The Confucius Institute Headquarters Council in Beijing is headed by Sun Chunlan, who was previously in charge of the United Front Work Department that manages CCP’s foreign influence efforts. In Australia, China has established 14 Confucius Institutes and 67 Confucius classrooms. Students who come to study in these institutes are covertly exposed to pro-CCP messages in the guise of Chinese culture and traditions. For instance, collectivism is said to be natural to Chinese people. This is just an excuse that is often used to justify communist rule in China by arguing that communism satisfies Chinese people’s instinctive need for a collectivist society.
The course content of Confucius Institutes negatively affects Chinese minorities living in Australia. Tibetan-Australians often complain that their children are taught that Tibet is a part of China during Confucius programs in classrooms. This essentially makes Tibetan children “liars” if they argue with their classmates that Tibet is an independent region. In some instances, Tibetan children have been mocked for their names.
In March, the Australian government issued a notice to a few Australian universities that host Confucius Institutes. The administration aims to monitor the activities of these institutes to identify whether they engage in activities on behalf of the Chinese government against Australian interests. “If an entity or individual hasn’t registered and there’s a reasonable belief that their activities require registration, there’s a range of actions through the secretary of the Attorney-General’s Department which can be taken, up to and including issuing a transparency notice and potential penalties for failing to register,” Attorney-General Christian Porter said in statement (The Sydney Morning Herald).
In the U.S., a Senate report has warned that Confucian Institutes in American universities need to be kept under strict scrutiny. The report states that the institutes are a threat to academic freedom as they are tightly controlled by the communist regime. It raises a red flag at the fact that several U.S. universities shied away from mentioning that they had received monetary gifts from China even though the Education Department mandates that foreign gifts be reported.

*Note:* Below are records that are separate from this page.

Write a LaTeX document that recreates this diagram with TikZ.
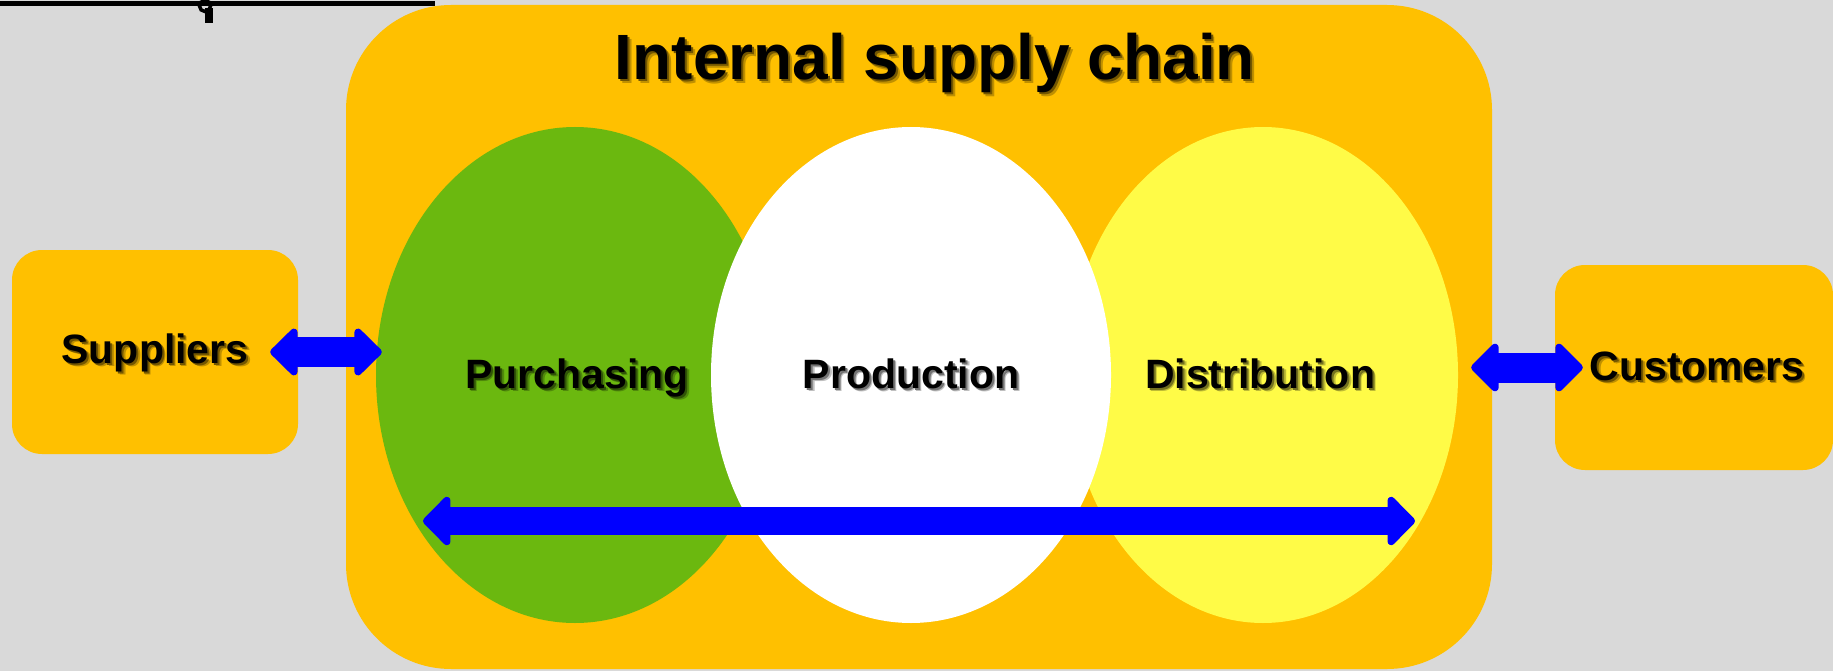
\documentclass[tikz,border=0pt]{standalone}
\usepackage{fontspec}
\setmainfont{Liberation Sans}
\usetikzlibrary{shapes.geometric,arrows.meta,calc}
\definecolor{bgc}{HTML}{D9D9D9}
\definecolor{orng}{HTML}{FFC000}
\definecolor{grn}{HTML}{6BB80F}
\definecolor{ylw}{HTML}{FFFB47}
\definecolor{blu}{HTML}{0000FF}
\newcommand\shtxt[2]{\makebox[0pt][l]{\hspace*{3.5pt}\raisebox{-3.5pt}{\color{#1!75!black}#2}}\makebox[0pt][l]{\hspace*{2pt}\raisebox{-2pt}{\color{#1!45!black}#2}}#2}
\tikzset{
  box/.style={fill=orng, draw=none, rounded corners=30pt, inner sep=0pt},
  oval/.style={ellipse, draw=none, inner sep=0pt, minimum width=398pt, minimum height=496pt},
  lbl/.style={anchor=base, inner sep=0pt, font=\bfseries\fontsize{41}{49}\selectfont},
  bigarr/.style={draw=blu, line width=#1, line cap=butt},
  bigarr/.default=29pt
}
\begin{document}
\begin{tikzpicture}[x=1pt,y=-1pt]
\fill[bgc] (0,0) rectangle (1833,671);
\useasboundingbox (0,0) rectangle (1833,671);
% top-left line fragment
\draw[line width=5pt] (0,4) -- (435,4);
\draw[line width=3.5pt] (205,6) circle (5.5pt);
\fill (205,8) rectangle (213,23);
% boxes
\node[box, rounded corners=105pt, minimum width=1146pt, minimum height=664pt] (isc) at (919,337) {};
\node[box, minimum width=286pt, minimum height=204pt] (sup) at (155,352) {};
\node[box, minimum width=278pt, minimum height=205pt] (cus) at (1694,367.5) {};
% ovals
\node[oval, fill=grn, minimum width=398pt] (pur) at (575,375) {};
\node[oval, fill=ylw, minimum width=390pt] (dis) at (1263,375) {};
\node[oval, fill=white, minimum width=400pt] (pro) at (911,375) {};
% arrows
\draw[bigarr=30pt, arrows={Triangle[round, length=29pt 0 0, width=55pt 0 0]-Triangle[round, length=29pt 0 0, width=55pt 0 0]}]
  ([xshift=-28pt]sup.east) -- ($(pur.west |- sup.east)+(6,0)$);
\draw[bigarr=30pt, arrows={Triangle[round, length=29pt 0 0, width=56pt 0 0]-Triangle[round, length=29pt 0 0, width=56pt 0 0]}]
  ($(dis.east |- cus.west)+(13,0)$) -- ([xshift=28pt]cus.west);
\coordinate (bl) at (423,521);
\coordinate (br) at (1415,521);
\draw[bigarr=28pt, arrows={Triangle[round, length=29pt 0 0, width=57pt 0 0]-Triangle[round, length=29pt 0 0, width=57pt 0 0]}]
  (bl) -- (br);
% texts
\node[anchor=base, inner sep=0pt, font=\bfseries\fontsize{64}{70}\selectfont] (title) at (935,80) {\shtxt{orng}{Internal supply chain}};
\node[lbl] (tsup) at (155,363) {\shtxt{orng}{Suppliers}};
\node[lbl] (tcus) at (1697,380) {\shtxt{orng}{Customers}};
\node[lbl] (tpur) at (577,388) {\shtxt{grn}{Purchasing}};
\node[lbl] (tpro) at (911,388) {\shtxt{white}{Production}};
\node[lbl] (tdis) at (1260,388) {\shtxt{ylw}{Distribution}};
\end{tikzpicture}
\end{document}
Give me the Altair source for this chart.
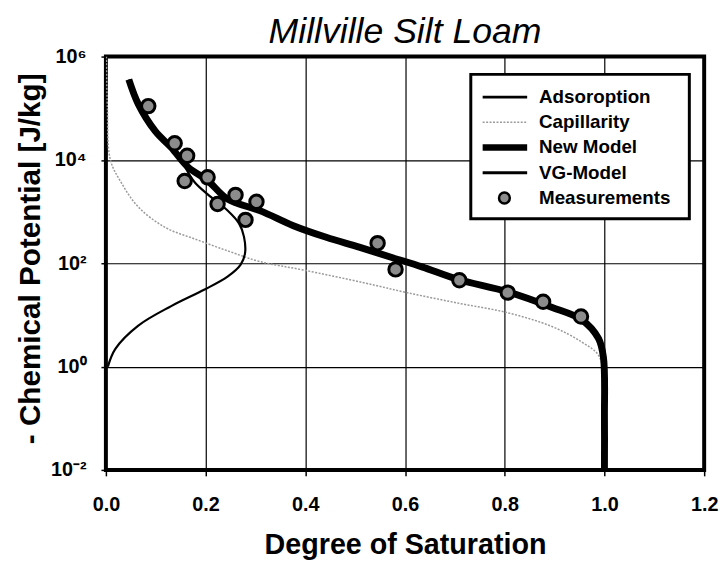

“Absent full transparency regarding how Confucius Institutes operate and full reciprocity for US cultural outreach efforts on college campuses in China, Confucius Institutes should not continue in the United States,” the report states (South China Morning Post). It also asks the Justice Department to look into whether China is trying to influence the U.S. government or public through Confucius Institutes and called for stricter visa reviews of teachers working in these institutes.